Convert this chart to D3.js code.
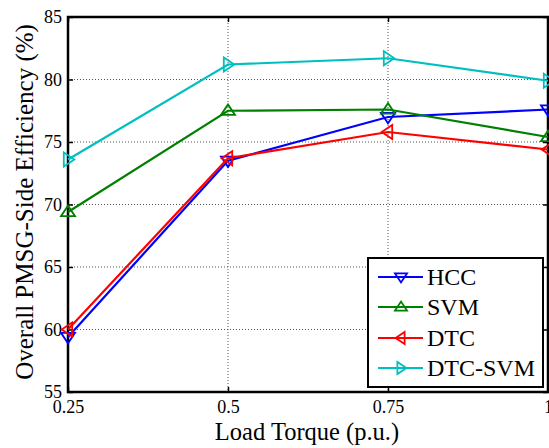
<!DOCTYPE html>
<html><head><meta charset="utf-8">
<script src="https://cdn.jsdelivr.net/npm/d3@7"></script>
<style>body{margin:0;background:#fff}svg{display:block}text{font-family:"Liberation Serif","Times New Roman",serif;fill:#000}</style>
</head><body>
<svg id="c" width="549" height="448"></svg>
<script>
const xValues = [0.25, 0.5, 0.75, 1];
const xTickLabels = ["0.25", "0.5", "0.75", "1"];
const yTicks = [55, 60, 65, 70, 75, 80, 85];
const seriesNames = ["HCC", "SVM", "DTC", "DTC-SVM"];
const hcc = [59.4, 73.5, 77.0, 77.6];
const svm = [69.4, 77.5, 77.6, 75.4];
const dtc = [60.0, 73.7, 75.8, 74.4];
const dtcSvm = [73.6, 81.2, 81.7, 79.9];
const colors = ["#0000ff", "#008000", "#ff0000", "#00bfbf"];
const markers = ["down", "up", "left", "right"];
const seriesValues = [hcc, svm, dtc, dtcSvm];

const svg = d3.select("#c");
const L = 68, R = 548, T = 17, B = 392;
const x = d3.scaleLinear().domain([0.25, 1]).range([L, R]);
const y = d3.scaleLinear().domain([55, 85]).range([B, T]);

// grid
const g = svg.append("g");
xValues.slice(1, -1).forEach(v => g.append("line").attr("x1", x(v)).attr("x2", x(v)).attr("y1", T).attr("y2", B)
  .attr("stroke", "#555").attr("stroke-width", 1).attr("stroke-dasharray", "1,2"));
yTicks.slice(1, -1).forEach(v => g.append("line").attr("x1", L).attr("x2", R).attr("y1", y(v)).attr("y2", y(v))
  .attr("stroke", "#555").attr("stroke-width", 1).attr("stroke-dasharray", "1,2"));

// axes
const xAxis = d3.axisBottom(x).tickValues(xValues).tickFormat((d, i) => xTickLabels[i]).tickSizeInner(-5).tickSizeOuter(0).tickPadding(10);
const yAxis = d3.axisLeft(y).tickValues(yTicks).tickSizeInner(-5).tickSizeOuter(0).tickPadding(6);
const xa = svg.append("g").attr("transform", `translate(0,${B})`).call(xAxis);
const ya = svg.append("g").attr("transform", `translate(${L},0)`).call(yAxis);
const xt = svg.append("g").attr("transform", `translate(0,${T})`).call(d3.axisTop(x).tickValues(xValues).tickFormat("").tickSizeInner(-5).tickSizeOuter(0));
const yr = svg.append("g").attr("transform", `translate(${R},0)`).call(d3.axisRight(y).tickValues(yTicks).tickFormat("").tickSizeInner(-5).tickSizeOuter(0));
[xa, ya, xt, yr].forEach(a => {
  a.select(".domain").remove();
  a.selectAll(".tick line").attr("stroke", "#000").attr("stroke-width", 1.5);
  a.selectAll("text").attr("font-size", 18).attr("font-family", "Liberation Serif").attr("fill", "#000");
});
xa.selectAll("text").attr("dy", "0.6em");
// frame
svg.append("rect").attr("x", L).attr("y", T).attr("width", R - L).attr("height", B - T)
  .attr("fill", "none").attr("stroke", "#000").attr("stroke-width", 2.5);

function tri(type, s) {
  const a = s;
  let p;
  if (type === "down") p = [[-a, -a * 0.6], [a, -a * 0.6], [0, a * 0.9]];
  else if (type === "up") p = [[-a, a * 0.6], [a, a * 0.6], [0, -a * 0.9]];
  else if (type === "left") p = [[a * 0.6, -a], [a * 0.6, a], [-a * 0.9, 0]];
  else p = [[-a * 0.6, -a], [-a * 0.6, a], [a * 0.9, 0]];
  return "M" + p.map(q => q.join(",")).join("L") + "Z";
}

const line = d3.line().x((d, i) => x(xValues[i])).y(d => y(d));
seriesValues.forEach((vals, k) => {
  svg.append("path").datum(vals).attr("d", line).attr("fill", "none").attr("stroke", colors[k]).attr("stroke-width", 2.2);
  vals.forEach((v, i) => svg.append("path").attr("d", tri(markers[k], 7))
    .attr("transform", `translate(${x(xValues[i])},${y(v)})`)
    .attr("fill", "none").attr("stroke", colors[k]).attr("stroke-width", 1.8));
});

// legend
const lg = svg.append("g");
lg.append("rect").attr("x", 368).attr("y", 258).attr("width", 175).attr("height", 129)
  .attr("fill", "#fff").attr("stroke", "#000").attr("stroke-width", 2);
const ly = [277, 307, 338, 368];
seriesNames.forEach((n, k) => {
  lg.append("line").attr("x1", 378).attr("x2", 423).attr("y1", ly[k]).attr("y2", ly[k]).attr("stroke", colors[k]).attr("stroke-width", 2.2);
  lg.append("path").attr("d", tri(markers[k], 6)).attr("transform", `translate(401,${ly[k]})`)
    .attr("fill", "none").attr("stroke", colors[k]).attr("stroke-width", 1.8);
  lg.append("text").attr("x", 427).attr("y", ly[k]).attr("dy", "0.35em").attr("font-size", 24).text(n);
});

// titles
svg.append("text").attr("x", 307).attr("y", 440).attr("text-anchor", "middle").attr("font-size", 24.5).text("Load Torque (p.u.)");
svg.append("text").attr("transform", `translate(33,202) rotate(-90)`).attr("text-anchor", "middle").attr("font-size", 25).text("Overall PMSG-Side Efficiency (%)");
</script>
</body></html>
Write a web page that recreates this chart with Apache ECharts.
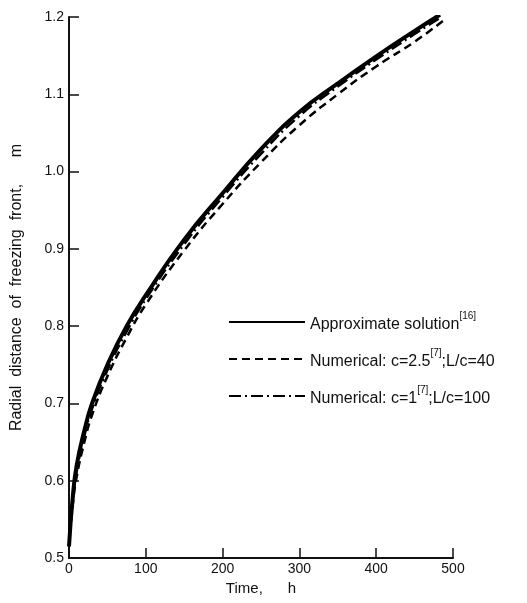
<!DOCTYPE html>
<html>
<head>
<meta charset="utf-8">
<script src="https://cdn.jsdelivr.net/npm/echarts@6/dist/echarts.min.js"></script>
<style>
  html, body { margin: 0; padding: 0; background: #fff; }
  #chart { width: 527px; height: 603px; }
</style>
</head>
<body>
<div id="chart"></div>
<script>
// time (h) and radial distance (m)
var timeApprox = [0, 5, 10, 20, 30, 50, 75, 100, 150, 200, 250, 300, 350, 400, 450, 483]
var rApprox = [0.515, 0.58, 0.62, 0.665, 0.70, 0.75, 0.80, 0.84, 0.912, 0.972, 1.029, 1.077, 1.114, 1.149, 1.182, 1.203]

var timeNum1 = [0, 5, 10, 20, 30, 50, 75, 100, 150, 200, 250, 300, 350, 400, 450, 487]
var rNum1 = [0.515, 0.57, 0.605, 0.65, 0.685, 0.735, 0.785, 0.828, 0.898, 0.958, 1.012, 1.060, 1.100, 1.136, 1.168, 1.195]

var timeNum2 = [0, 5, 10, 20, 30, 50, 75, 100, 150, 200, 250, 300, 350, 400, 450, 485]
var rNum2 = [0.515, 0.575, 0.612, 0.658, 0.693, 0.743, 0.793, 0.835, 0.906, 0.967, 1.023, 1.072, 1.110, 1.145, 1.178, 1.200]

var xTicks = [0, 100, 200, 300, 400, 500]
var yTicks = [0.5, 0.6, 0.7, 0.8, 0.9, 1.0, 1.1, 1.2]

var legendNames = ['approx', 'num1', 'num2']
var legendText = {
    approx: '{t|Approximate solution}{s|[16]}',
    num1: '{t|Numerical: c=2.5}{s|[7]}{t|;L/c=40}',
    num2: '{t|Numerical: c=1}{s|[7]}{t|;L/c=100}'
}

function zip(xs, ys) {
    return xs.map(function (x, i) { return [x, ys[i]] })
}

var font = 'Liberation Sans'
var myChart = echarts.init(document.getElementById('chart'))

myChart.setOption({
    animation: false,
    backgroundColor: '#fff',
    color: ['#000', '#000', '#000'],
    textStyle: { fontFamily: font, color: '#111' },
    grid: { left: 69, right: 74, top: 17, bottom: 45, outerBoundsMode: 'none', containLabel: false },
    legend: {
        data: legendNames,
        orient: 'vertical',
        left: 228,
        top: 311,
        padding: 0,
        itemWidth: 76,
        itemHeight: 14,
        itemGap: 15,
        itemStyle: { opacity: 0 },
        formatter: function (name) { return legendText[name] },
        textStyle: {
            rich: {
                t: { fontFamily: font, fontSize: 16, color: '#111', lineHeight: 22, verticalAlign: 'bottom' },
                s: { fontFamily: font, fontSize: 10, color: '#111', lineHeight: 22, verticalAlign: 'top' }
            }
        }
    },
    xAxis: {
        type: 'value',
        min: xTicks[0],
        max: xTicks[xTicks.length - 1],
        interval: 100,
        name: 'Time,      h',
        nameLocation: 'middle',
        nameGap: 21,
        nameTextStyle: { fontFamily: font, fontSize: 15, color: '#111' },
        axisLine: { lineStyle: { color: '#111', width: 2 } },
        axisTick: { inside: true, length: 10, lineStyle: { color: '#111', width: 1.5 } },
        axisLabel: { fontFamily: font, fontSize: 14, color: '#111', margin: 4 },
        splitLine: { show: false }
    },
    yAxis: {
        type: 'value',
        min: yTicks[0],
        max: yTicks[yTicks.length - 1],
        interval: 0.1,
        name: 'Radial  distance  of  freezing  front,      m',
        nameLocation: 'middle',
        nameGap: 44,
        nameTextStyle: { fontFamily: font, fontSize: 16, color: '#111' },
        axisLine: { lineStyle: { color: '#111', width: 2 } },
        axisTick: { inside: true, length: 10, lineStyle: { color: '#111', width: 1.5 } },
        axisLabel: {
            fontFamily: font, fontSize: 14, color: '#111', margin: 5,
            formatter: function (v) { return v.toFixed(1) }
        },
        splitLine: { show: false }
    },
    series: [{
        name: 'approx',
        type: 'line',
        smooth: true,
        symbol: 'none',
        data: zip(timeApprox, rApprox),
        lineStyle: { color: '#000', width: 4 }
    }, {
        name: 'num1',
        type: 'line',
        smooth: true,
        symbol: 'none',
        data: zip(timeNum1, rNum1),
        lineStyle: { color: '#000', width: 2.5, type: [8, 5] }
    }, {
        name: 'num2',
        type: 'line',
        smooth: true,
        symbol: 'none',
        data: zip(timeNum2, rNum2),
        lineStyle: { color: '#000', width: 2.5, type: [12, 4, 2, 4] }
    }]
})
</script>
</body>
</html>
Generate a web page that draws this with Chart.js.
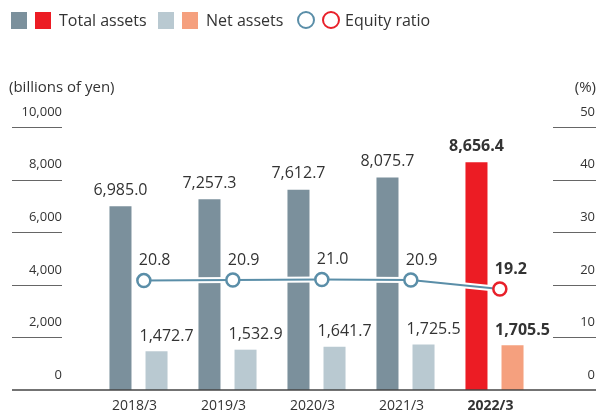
* * *
EXERCISE DESCRIPTION
Using the listing above, repeat word for word each line from the one with "Write a web" down to the one with "var myChart = echarts.init(document.getElementById('chart'))", both included. Omit all pictures.

WRITTEN REPLY
Write a web page that recreates this chart with Apache ECharts.
<!DOCTYPE html>
<html>
<head>
<meta charset="utf-8">
<script src="https://cdn.jsdelivr.net/npm/echarts@6/dist/echarts.min.js"></script>
<style>
  html, body { margin: 0; padding: 0; background: #fff; }
  #chart { width: 527px; height: 603px; }
</style>
</head>
<body>
<div id="chart"></div>
<script>
// time (h) and radial distance (m)
var timeApprox = [0, 5, 10, 20, 30, 50, 75, 100, 150, 200, 250, 300, 350, 400, 450, 483]
var rApprox = [0.515, 0.58, 0.62, 0.665, 0.70, 0.75, 0.80, 0.84, 0.912, 0.972, 1.029, 1.077, 1.114, 1.149, 1.182, 1.203]

var timeNum1 = [0, 5, 10, 20, 30, 50, 75, 100, 150, 200, 250, 300, 350, 400, 450, 487]
var rNum1 = [0.515, 0.57, 0.605, 0.65, 0.685, 0.735, 0.785, 0.828, 0.898, 0.958, 1.012, 1.060, 1.100, 1.136, 1.168, 1.195]

var timeNum2 = [0, 5, 10, 20, 30, 50, 75, 100, 150, 200, 250, 300, 350, 400, 450, 485]
var rNum2 = [0.515, 0.575, 0.612, 0.658, 0.693, 0.743, 0.793, 0.835, 0.906, 0.967, 1.023, 1.072, 1.110, 1.145, 1.178, 1.200]

var xTicks = [0, 100, 200, 300, 400, 500]
var yTicks = [0.5, 0.6, 0.7, 0.8, 0.9, 1.0, 1.1, 1.2]

var legendNames = ['approx', 'num1', 'num2']
var legendText = {
    approx: '{t|Approximate solution}{s|[16]}',
    num1: '{t|Numerical: c=2.5}{s|[7]}{t|;L/c=40}',
    num2: '{t|Numerical: c=1}{s|[7]}{t|;L/c=100}'
}

function zip(xs, ys) {
    return xs.map(function (x, i) { return [x, ys[i]] })
}

var font = 'Liberation Sans'
var myChart = echarts.init(document.getElementById('chart'))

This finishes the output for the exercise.